Все работали по-разному. Некоторые очень торопливо, вымахивая полную лопату. Они быстро уставали, обливаясь потом, после чего, задохнувшись, подолгу отдыхали. Были просто лентяи, были лентяи сознательные. К последним относились литовцы, справедливо считавшие, что лишние сто граммов хлеба не компенсируют вложенный за них труд и что вообще не нужно, аморально работать на пользу сталинскому режиму. Я понимал, что они правы, но почему-то не мог работать с прохладцей и трудился по своему методу — неторопливо, ритмично, сохраняя равномерное дыхание. Кажется, это экономило силы при большей, даже по сравнению с физически более крепкими людьми, производительности.

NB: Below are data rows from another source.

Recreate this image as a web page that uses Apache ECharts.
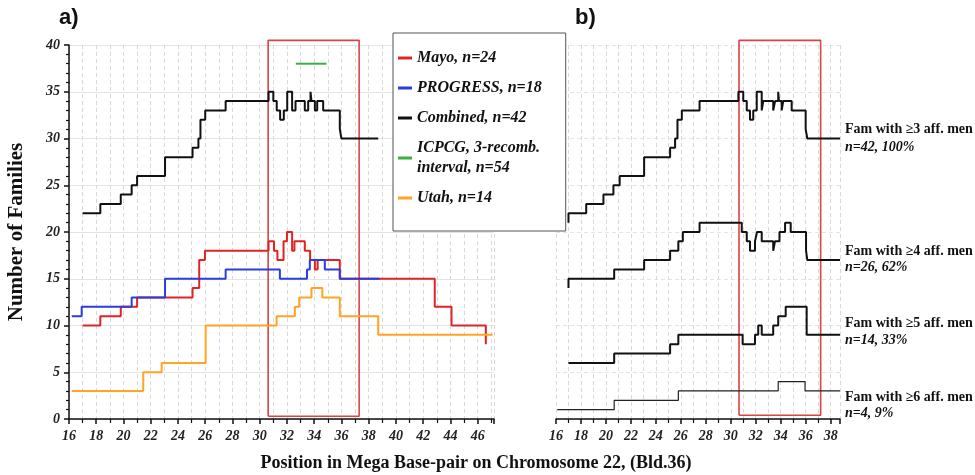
<!DOCTYPE html>
<html>
<head>
<meta charset="utf-8">
<script src="https://cdn.jsdelivr.net/npm/echarts@6/dist/echarts.min.js"></script>
<style>html,body{margin:0;padding:0;background:#fff}#c{width:975px;height:475px}</style>
</head>
<body>
<div id="c"></div>
<script>
// ---- Panel a data (step lines: [start of level, level]) ----
const mayo = [[17,10],[18.3,11],[19.8,12],[21.0,13],[25.07,14],[25.56,17],[25.98,18],[30.65,19],[31.05,18],[31.3,17],[31.75,19],[32.0,20],[32.38,18],[32.55,19],[33.31,18],[33.7,17],[34.05,16],[34.25,17],[35.88,15],[42.85,12],[44.08,10],[46.6,8]];
const progress = [[16.2,11],[16.93,12],[20.6,13],[23.05,15],[27.5,16],[31.48,15],[33.47,16],[33.68,17],[34.78,16],[35.88,15],[38.8,15]];
const combined = [[17,22],[18.3,23],[19.8,24],[20.6,25],[21.0,26],[23.05,28],[25.07,29],[25.5,30],[25.65,32],[26.0,33],[27.5,34],[30.65,35],[31.0,34],[31.25,33],[31.5,32],[31.77,33],[32.02,35],[32.38,33],[32.63,34],[33.31,33],[33.56,34],[33.73,35],[33.8,34],[34.05,33],[34.22,34],[34.66,33],[35.88,31],[36.0,30],[38.7,30]];
const icpcg = [[32.65,38],[34.9,38]];
const utah = [[16.2,3],[21.45,5],[22.8,6],[26.03,10],[31.24,11],[32.58,12],[32.9,13],[33.8,14],[34.6,13],[35.88,11],[38.7,9],[47.1,9]];
const boxA = [[30.62,0.3],[30.62,40.5],[37.3,40.5],[37.3,0.3],[30.62,0.3]];

// ---- Panel b data ----
const fam3 = [[17,21],[17,22],[18.42,23],[19.8,24],[20.6,25],[21.1,26],[23.06,28],[25.14,29],[25.54,30],[25.73,32],[26.08,33],[27.5,34],[30.61,35],[31.0,34],[31.28,33],[31.54,32],[31.8,33],[32.08,35],[32.48,33],[32.6,34],[33.4,33],[33.55,34],[33.8,35],[33.86,34],[34.08,33],[34.2,34],[34.88,33],[36.0,31],[36.13,30],[38.75,30]];
const fam4 = [[17,14],[17,15],[20.66,16],[23.06,17],[25.14,18],[25.8,19],[26.16,20],[27.5,21],[30.88,20],[31.28,19],[31.54,18],[31.94,19],[32.1,20],[32.48,19],[33.4,18],[33.54,19],[33.9,20],[34.35,21],[34.8,20],[36.03,18],[36.13,17],[38.75,17]];
const fam5 = [[17,6],[20.66,7],[25.14,8],[25.8,9],[30.95,8],[31.94,9],[32.2,10],[32.48,9],[33.4,10],[33.8,11],[34.4,12],[36.08,9],[38.75,9]];
const fam6 = [[16.1,1],[20.66,2],[25.8,3],[33.8,4],[35.95,3],[38.75,3]];
const boxB = [[30.66,0.4],[30.66,40.5],[37.2,40.5],[37.2,0.4],[30.66,0.4]];

const seriesNames = ['Mayo, n=24','PROGRESS, n=18','Combined, n=42','ICPCG, 3-recomb.\ninterval, n=54','Utah, n=14'];
const famLabels = [
  ['Fam with \u22653 aff. men','n=42, 100%',129,147],
  ['Fam with \u22654 aff. men','n=26, 62%',251,267],
  ['Fam with \u22655 aff. men','n=14, 33%',323,340],
  ['Fam with \u22656 aff. men','n=4, 9%',397,413]
];
const xTitle = 'Position in Mega Base-pair on Chromosome 22, (Bld.36)';

const SERIF = '"Liberation Serif", "DejaVu Serif", serif';
const tickLabel = {fontFamily: SERIF, fontWeight: 'bold', fontStyle: 'italic', fontSize: 14, color: '#222'};

function xAxisCfg(grid, max) {
  return {
    type: 'value', gridIndex: grid, min: 16, max: max, interval: 2,
    axisLine: {show: true, onZero: false, lineStyle: {color: '#111', width: 1.5}},
    axisTick: {show: true, length: 5, lineStyle: {color: '#111', width: 1.5}},
    minorTick: {show: true, splitNumber: 2, length: 4, lineStyle: {color: '#111', width: 1.2}},
    splitLine: {show: true, lineStyle: {color: '#d9d9d9', type: [4,3], width: 1}},
    minorSplitLine: {show: true, lineStyle: {color: '#d9d9d9', type: [4,3], width: 1}},
    axisLabel: Object.assign({margin: 10, showMaxLabel: false}, tickLabel)
  };
}

function stepSeries(name, data, color, xi, width) {
  return {
    name: name, type: 'line', xAxisIndex: xi, yAxisIndex: xi, data: data,
    step: 'end', symbol: 'none', showSymbol: false,
    lineStyle: {color: color, width: width || 2}, itemStyle: {color: color},
    animation: false, silent: true
  };
}

const chart = echarts.init(document.getElementById('c'), null, {renderer: 'canvas'});

const graphics = [
  {type: 'text', left: 59, top: 7, style: {text: 'a)', font: 'bold 22px "Liberation Sans", Arial, sans-serif', fill: '#111'}},
  {type: 'text', left: 575, top: 7, style: {text: 'b)', font: 'bold 22px "Liberation Sans", Arial, sans-serif', fill: '#111'}},
  {type: 'text', x: 476, y: 463, style: {text: xTitle, font: 'bold 18px ' + SERIF, fill: '#111', textAlign: 'center', textVerticalAlign: 'middle'}}
];
famLabels.forEach(function (f) {
  graphics.push({type: 'text', x: 845, y: f[2], style: {text: f[0], font: 'bold 14px ' + SERIF, fill: '#111', textVerticalAlign: 'middle'}});
  graphics.push({type: 'text', x: 845, y: f[3], style: {text: f[1], font: 'italic bold 14px ' + SERIF, fill: '#111', textVerticalAlign: 'middle'}});
});

const option = {
  backgroundColor: '#fff',
  animation: false,
  grid: [
    {left: 69, right: 481, top: 45, bottom: 56},
    {left: 556, right: 135, top: 45, bottom: 56}
  ],
  xAxis: [xAxisCfg(0, 47.2), xAxisCfg(1, 38.75)],
  yAxis: [
    {
      type: 'value', gridIndex: 0, min: 0, max: 40, interval: 5,
      axisLine: {show: true, lineStyle: {color: '#111', width: 1.5}},
      axisTick: {show: true, length: 5, lineStyle: {color: '#111', width: 1.5}},
      minorTick: {show: true, splitNumber: 5, length: 3, lineStyle: {color: '#111', width: 1.2}},
      splitLine: {show: true, lineStyle: {color: '#e4e4e4', width: 1}},
      axisLabel: Object.assign({margin: 9}, tickLabel),
      name: 'Number of Families', nameLocation: 'middle', nameGap: 42,
      nameTextStyle: {fontFamily: SERIF, fontWeight: 'bold', fontSize: 21, color: '#111'}
    },
    {
      type: 'value', gridIndex: 1, min: 0, max: 40, interval: 5,
      axisLine: {show: false}, axisTick: {show: false}, axisLabel: {show: false},
      splitLine: {show: true, lineStyle: {color: '#e4e4e4', width: 1, type: [4,3]}}
    }
  ],
  legend: {
    data: seriesNames, orient: 'vertical', left: 393, top: 33,
    padding: [15, 24, 23, 5], itemGap: 10, itemWidth: 14, itemHeight: 3, icon: 'rect',
    borderColor: '#555', borderWidth: 1, backgroundColor: '#fff', selectedMode: false,
    textStyle: {fontFamily: SERIF, fontWeight: 'bold', fontStyle: 'italic', fontSize: 16, lineHeight: 20, color: '#111', padding: [0,0,0,0]}
  },
  graphic: graphics,
  series: [
    {type: 'line', xAxisIndex: 0, yAxisIndex: 0, data: boxA, symbol: 'none', clip: false, silent: true,
     lineStyle: {color: '#d94545', width: 1.6}, z: 1},
    stepSeries(seriesNames[0], mayo, '#e02424', 0),
    stepSeries(seriesNames[1], progress, '#2a3ee0', 0),
    stepSeries(seriesNames[4], utah, '#ffa424', 0),
    stepSeries(seriesNames[2], combined, '#111111', 0),
    stepSeries(seriesNames[3], icpcg, '#3cb043', 0),
    {type: 'line', xAxisIndex: 1, yAxisIndex: 1, data: boxB, symbol: 'none', clip: false, silent: true,
     lineStyle: {color: '#d94545', width: 1.6}, z: 1},
    stepSeries('fam3', fam3, '#111111', 1, 2),
    stepSeries('fam4', fam4, '#111111', 1, 2),
    stepSeries('fam5', fam5, '#111111', 1, 2),
    stepSeries('fam6', fam6, '#222222', 1, 1.2)
  ]
};
chart.setOption(option);
</script>
</body>
</html>
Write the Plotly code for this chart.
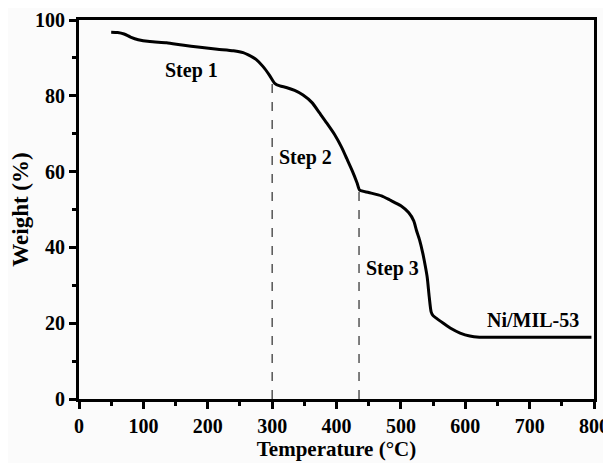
import plotly.graph_objects as go

temp = [50, 60, 70, 80, 92, 110, 136, 160, 188, 215, 240, 255, 263, 275, 286, 296, 304, 312, 322, 335, 348, 362, 374, 385, 397, 408, 416, 425, 432, 436,
        450, 470, 483, 500, 512, 520, 524, 529, 534, 538, 541, 544, 547, 550, 556, 566, 578, 592, 607, 622, 650, 700, 750, 796]
weight = [96.8, 96.7, 96.3, 95.5, 94.8, 94.3, 94.0, 93.4, 92.8, 92.3, 91.9, 91.4, 90.8, 89.6, 87.7, 85.4, 83.3, 82.6, 82.2, 81.4, 80.2, 78.2, 75.4, 72.8, 69.8, 66.4, 63.4, 60.0, 57.0, 55.1,
          54.5, 53.6, 52.5, 51.0, 49.2, 47.0, 44.6, 42.0, 38.5, 35.0, 32.0, 27.0, 23.0, 22.0, 21.2, 20.0, 18.6, 17.4, 16.6, 16.3, 16.3, 16.3, 16.3, 16.3]

div_x = [300, 435]
div_top = [83.3, 55.0]

labels = ["Step 1", "Step 2", "Step 3", "Ni/MIL-53"]
label_x = [175, 352, 487, 705]
label_y = [86.8, 63.6, 34.5, 20.8]

font_family = "Liberation Serif"

fig = go.Figure()
for xv, top in zip(div_x, div_top):
    fig.add_trace(go.Scatter(x=[xv, xv], y=[0, top], mode="lines",
                             line=dict(color="black", width=1, dash="dash"),
                             showlegend=False, hoverinfo="skip"))
fig.add_trace(go.Scatter(x=temp, y=weight, mode="lines",
                         line=dict(color="black", width=3, shape="spline", smoothing=0.6),
                         showlegend=False))

for t, xv, yv in zip(labels, label_x, label_y):
    fig.add_annotation(x=xv, y=yv, text="<b>%s</b>" % t, showarrow=False,
                       font=dict(family=font_family, size=20, color="black"))

axis_common = dict(showline=True, linecolor="black", linewidth=3, mirror=True,
                   ticks="outside", tickcolor="black", tickwidth=2.5, ticklen=7,
                   showgrid=False, zeroline=False, automargin=False,
                   ticklabeloverflow="allow",
                   tickfont=dict(family=font_family, size=20, color="black"))

fig.update_xaxes(range=[0, 800], dtick=100, tick0=0,
                 minor=dict(dtick=50, ticks="outside", ticklen=4, tickwidth=2.5, tickcolor="black"),
                 title=dict(text="<b>Temperature (°C)</b>", font=dict(family=font_family, size=21, color="black"), standoff=2),
                 tickprefix="<b>", ticksuffix="</b>",
                 **axis_common)
fig.update_yaxes(range=[0, 100], dtick=20, tick0=0,
                 minor=dict(dtick=10, ticks="outside", ticklen=4, tickwidth=2.5, tickcolor="black"),
                 title=dict(text="<b>Weight (%)</b>", font=dict(family=font_family, size=23, color="black"), standoff=6),
                 tickprefix="<b>", ticksuffix="</b>",
                 **axis_common)

fig.update_layout(width=603, height=455, margin=dict(l=71, r=17, t=12, b=64),
                  paper_bgcolor="#fbfbfb", plot_bgcolor="#fbfbfb")

fig.write_html("out.html")
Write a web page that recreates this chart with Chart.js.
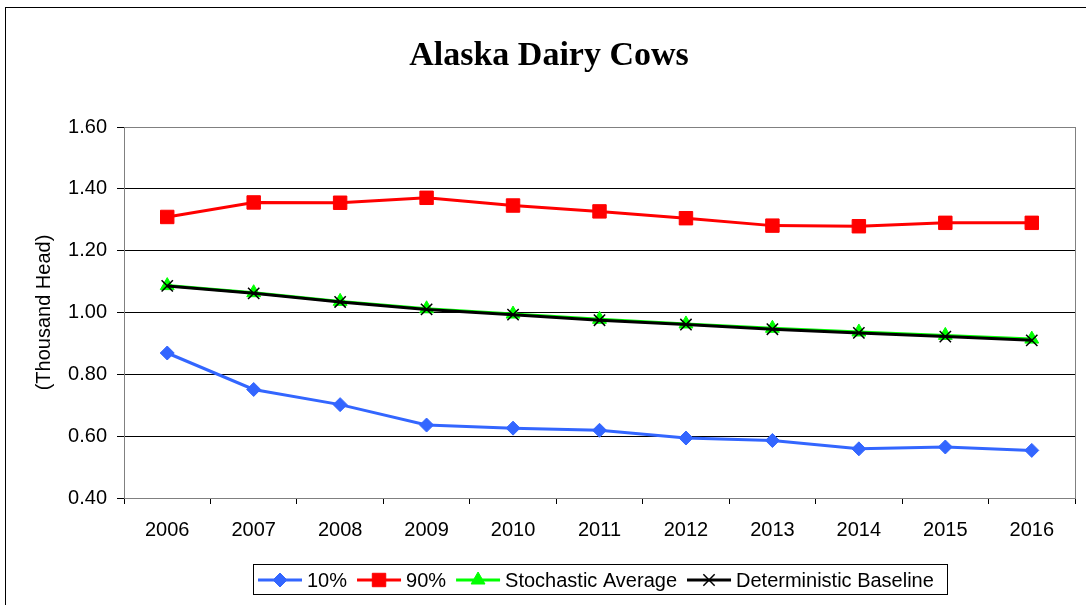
<!DOCTYPE html>
<html>
<head>
<meta charset="utf-8">
<title>Alaska Dairy Cows</title>
<script src="https://cdn.jsdelivr.net/npm/chart.js@4/dist/chart.umd.min.js"></script>
<style>
    body { margin: 0; background: #fff; }
    .wrap { position: relative; width: 1086px; height: 605px; overflow: hidden; }
    .frame { position: absolute; left: 5px; top: 7px; width: 1200px; height: 700px; border: 1px solid #000; box-sizing: border-box; }
    canvas { position: absolute; left: 0; top: 0; }
</style>
</head>
<body>
<div class="wrap">
    <div class="frame"></div>
    <canvas id="cowsChart" width="1086" height="605"></canvas>
</div>
<script>
// Chart data
const years = ['2006', '2007', '2008', '2009', '2010', '2011', '2012', '2013', '2014', '2015', '2016'];
const pct10 = [0.869, 0.751, 0.702, 0.636, 0.626, 0.619, 0.594, 0.586, 0.559, 0.565, 0.554];
const pct90 = [1.309, 1.356, 1.355, 1.371, 1.346, 1.327, 1.305, 1.281, 1.279, 1.290, 1.290];
const stochAvg = [1.087, 1.064, 1.036, 1.012, 0.995, 0.978, 0.963, 0.949, 0.937, 0.926, 0.914];
const detBaseline = [1.086, 1.062, 1.034, 1.010, 0.993, 0.975, 0.961, 0.946, 0.934, 0.922, 0.910];
const yTicks = [0.40, 0.60, 0.80, 1.00, 1.20, 1.40, 1.60];

const FONT = "'Liberation Sans', Arial, sans-serif";

// Legend drawn as one boxed row below the axis
const boxLegend = {
    id: 'boxLegend',
    afterDraw(chart) {
        const ctx = chart.ctx;
        const items = chart.data.datasets;
        ctx.save();
        ctx.font = '20px ' + FONT;
        ctx.textBaseline = 'middle';
        ctx.textAlign = 'left';

        ctx.strokeStyle = '#000';
        ctx.lineWidth = 1;
        ctx.strokeRect(253.5, 564.5, 694, 30);

        let x = 258;
        const y = 580;
        items.forEach(ds => {
            ctx.strokeStyle = ds.borderColor;
            ctx.lineWidth = 3;
            ctx.beginPath();
            ctx.moveTo(x, y);
            ctx.lineTo(x + 44, y);
            ctx.stroke();
            // drawPoint uses whatever fill/stroke is on the context
            ctx.fillStyle = ds.pointBackgroundColor;
            ctx.strokeStyle = ds.pointBorderColor;
            ctx.lineWidth = ds.pointBorderWidth || 1;
            Chart.helpers.drawPoint(ctx, {
                pointStyle: ds.pointStyle,
                radius: ds.pointRadius,
                borderWidth: ds.pointBorderWidth || 1
            }, x + 22, y);
            x += 49;
            ctx.fillStyle = '#000';
            ctx.fillText(ds.label, x, y + 1);
            x += ctx.measureText(ds.label).width + 10;
        });
        ctx.restore();
    },
    beforeDatasetsDraw(chart) {
        // gray plot-area frame like the spreadsheet original
        const a = chart.chartArea;
        const ctx = chart.ctx;
        ctx.save();
        ctx.strokeStyle = '#808080';
        ctx.lineWidth = 1;
        ctx.strokeRect(Math.round(a.left) + 0.5, Math.round(a.top) + 0.5, Math.round(a.right - a.left), Math.round(a.bottom - a.top));
        ctx.restore();
    }
};

function series(label, data, color, style, radius, order, extra) {
    return Object.assign({
        label: label,
        data: data,
        borderColor: color,
        backgroundColor: color,
        borderWidth: 3,
        pointStyle: style,
        pointRadius: radius,
        pointHoverRadius: radius,
        pointBackgroundColor: color,
        pointBorderColor: color,
        pointBorderWidth: 1,
        tension: 0,
        order: order
    }, extra || {});
}

const datasets = [
    series('10%', pct10, 'rgb(51,102,255)', 'rectRot', 7, 3),
    series('90%', pct90, '#ff0000', 'rect', 9.5, 2),
    series('Stochastic Average', stochAvg, '#00ff00', 'triangle', 8, 1),
    series('Deterministic Baseline', detBaseline, '#000000', 'crossRot', 8, 0, { pointBorderWidth: 1.5 })
];

new Chart(document.getElementById('cowsChart'), {
    type: 'line',
    data: { labels: years, datasets: datasets },
    plugins: [boxLegend],
    options: {
        responsive: false,
        animation: false,
        events: [],
        layout: { padding: { left: 23, right: 11, top: 0, bottom: 67 } },
        plugins: {
            legend: { display: false },
            tooltip: { enabled: false },
            title: {
                display: true,
                text: 'Alaska Dairy Cows',
                color: '#000',
                font: { family: "'Liberation Serif', 'Times New Roman', serif", size: 34, weight: 'bold', lineHeight: 1.2 },
                padding: { top: 36, bottom: 50.2 }
            }
        },
        scales: {
            x: {
                offset: true,
                grid: { offset: true, drawOnChartArea: false, drawTicks: true, tickLength: 6, color: '#000' },
                border: { color: '#000', width: 1 },
                ticks: { color: '#000', font: { family: FONT, size: 20 }, padding: 14, maxRotation: 0 },
                afterFit(scale) { scale.height = 40; }
            },
            y: {
                min: 0.4,
                max: 1.6,
                afterBuildTicks(scale) { scale.ticks = yTicks.map(v => ({ value: v })); },
                grid: { color: '#000', lineWidth: 1, tickLength: 7 },
                border: { color: '#000', width: 1 },
                ticks: {
                    color: '#000',
                    font: { family: FONT, size: 20 },
                    padding: 10,
                    callback: v => v.toFixed(2)
                },
                title: {
                    display: true,
                    text: '(Thousand Head)',
                    color: '#000',
                    font: { family: FONT, size: 20, lineHeight: 1.2 },
                    padding: { top: 9, bottom: 0 }
                },
                afterFit(scale) { scale.width = 101; }
            }
        }
    }
});
</script>
</body>
</html>
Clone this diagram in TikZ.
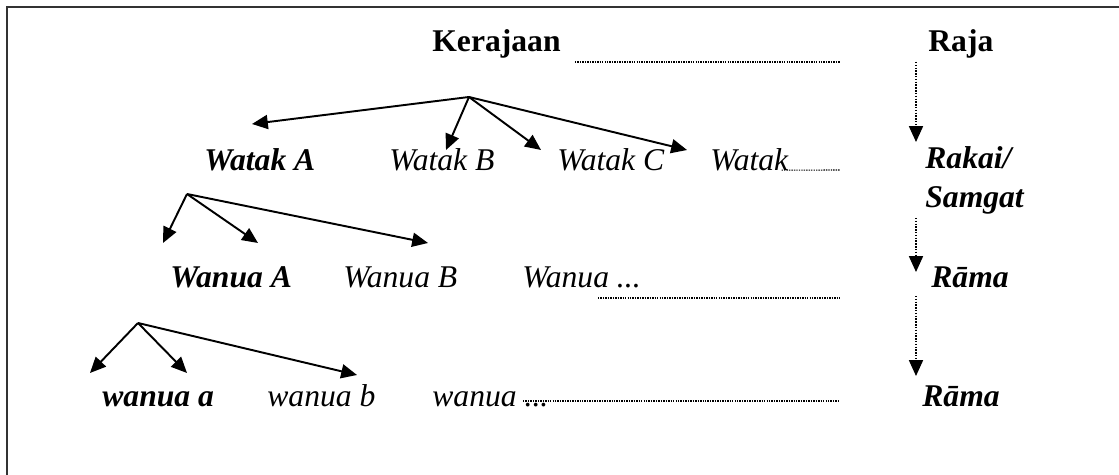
\documentclass[tikz,border=0pt]{standalone}
\usepackage{fontspec}
\setmainfont{Liberation Serif}
\usetikzlibrary{arrows.meta}

\begin{document}
\begin{tikzpicture}[x=0.02cm, y=-0.02cm, >={Triangle[length=9pt,width=8pt]},
    lbl/.style={anchor=base west, inner sep=0pt, font=\fontsize{18}{22.7}\selectfont\itshape},
    lblb/.style={lbl, font=\fontsize{18}{22.7}\selectfont\bfseries\itshape},
    head/.style={lbl, font=\fontsize{18}{22.7}\selectfont\bfseries},
    branch/.style={->, line width=1.1pt},
    guide/.style={line width=0.6pt, dash pattern=on 0.8pt off 0.6pt},
    down/.style={->, line width=0.7pt, dash pattern=on 0.8pt off 0.8pt}]
    \useasboundingbox (0,0) rectangle (1119,475);

    % Frame (open to the right and bottom)
    \draw[black!80, line width=1.2pt] (7,475) -- (7,7) -- (1119,7);

    % Top level
    \node[head] (kerajaan) at (432,52) {Kerajaan};
    \node[head] (raja) at (928,52) {Raja};
    \coordinate (k0) at (575,62);
    \coordinate (k1) at (840,62);
    \draw[guide] (k0) -- (k1);

    % Watak level
    \node[lblb] (wataka) at (204,171) {Watak A};
    \node[lbl] (watakb) at (389,171) {Watak B};
    \node[lbl] (watakc) at (557,171) {Watak C};
    \node[lbl] (watakd) at (710,171) {Watak};
    \coordinate (w1) at (840,170);
    \draw[guide] ([xshift=-4pt,yshift=0.5pt]watakd.base east) -- (w1);

    \coordinate (wtop) at (469,97);
    \coordinate (ta) at (252,124);
    \coordinate (tb) at (446,150);
    \coordinate (tc) at (541,150);
    \coordinate (td) at (687,150);
    \foreach \t in {ta,tb,tc,td}
        \draw[branch] (wtop) -- (\t);

    % Wanua level
    \node[lblb] (wanuaa) at (170,288) {Wanua A};
    \node[lbl] (wanuab) at (343,288) {Wanua B};
    \node[lbl] (wanuad) at (522,288) {Wanua ...};
    \coordinate (n0) at (598,298);
    \coordinate (n1) at (840,298);
    \draw[guide] (n0) -- (n1);

    \coordinate (ntop) at (187,194);
    \coordinate (na) at (163,243);
    \coordinate (nb) at (258,243);
    \coordinate (nc) at (428,243);
    \foreach \t in {na,nb,nc}
        \draw[branch] (ntop) -- (\t);

    % small wanua level
    \node[lblb] (wanuaxa) at (102,407) {wanua a};
    \node[lbl] (wanuaxb) at (267,407) {wanua b};
    \node[lbl] (wanuaxd) at (432,407) {wanua ...};
    \coordinate (m0) at (523,401);
    \coordinate (m1) at (840,401);
    \draw[guide] (m0) -- (m1);

    \coordinate (mtop) at (138,323);
    \coordinate (ma) at (90,373);
    \coordinate (mb) at (187,373);
    \coordinate (mc) at (357,375);
    \foreach \t in {ma,mb,mc}
        \draw[branch] (mtop) -- (\t);

    % Titles on the right
    \node[lblb, align=left] (rakai) at (925,208) {Rakai/\\Samgat};
    \node[lblb] (rama) at (931,288) {Rāma};
    \node[lblb] (ramab) at (922,407) {Rāma};

    \coordinate (r0) at (916,62);
    \coordinate (r1) at (916,142);
    \coordinate (r2) at (916,218);
    \coordinate (r3) at (916,272);
    \coordinate (r4) at (916,296);
    \coordinate (r5) at (916,376);
    \draw[down] (r0) -- (r1);
    \draw[down] (r2) -- (r3);
    \draw[down] (r4) -- (r5);
\end{tikzpicture}
\end{document}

Большое значение имел инструмент. Откуда-то у меня появился широкий размашистый заступ с тонким, гибким, удлиненным и как-то по-особенному изогнутым черенком. Этот черенок работал, как пружина. Изогнувшись под тяжестью груженой лопаты, он стремился вместе со мной освободиться от грунта и, выпрямляясь, создавал дополнительный толчок, способствуя выбрасыванию его на высоту. Этот заступ иногда казался мне живым, понимающим меня и старающимся облегчить мой тяжелый труд. Я берег его и жалел, тщательно протирая после работы, особенно в дождливую погоду. Каждое утро я торопился к инструментальной будке, беспокоясь, на месте ли мой необычный безмолвный друг. И все-таки однажды я не обнаружил заступа на своем месте. Он был заметный, один такой. А может, мне и казалось это. Но когда я взял другую лопату с негнущимся жестким черенком, я сразу понял, что буду мучиться, но ничего не сделаю.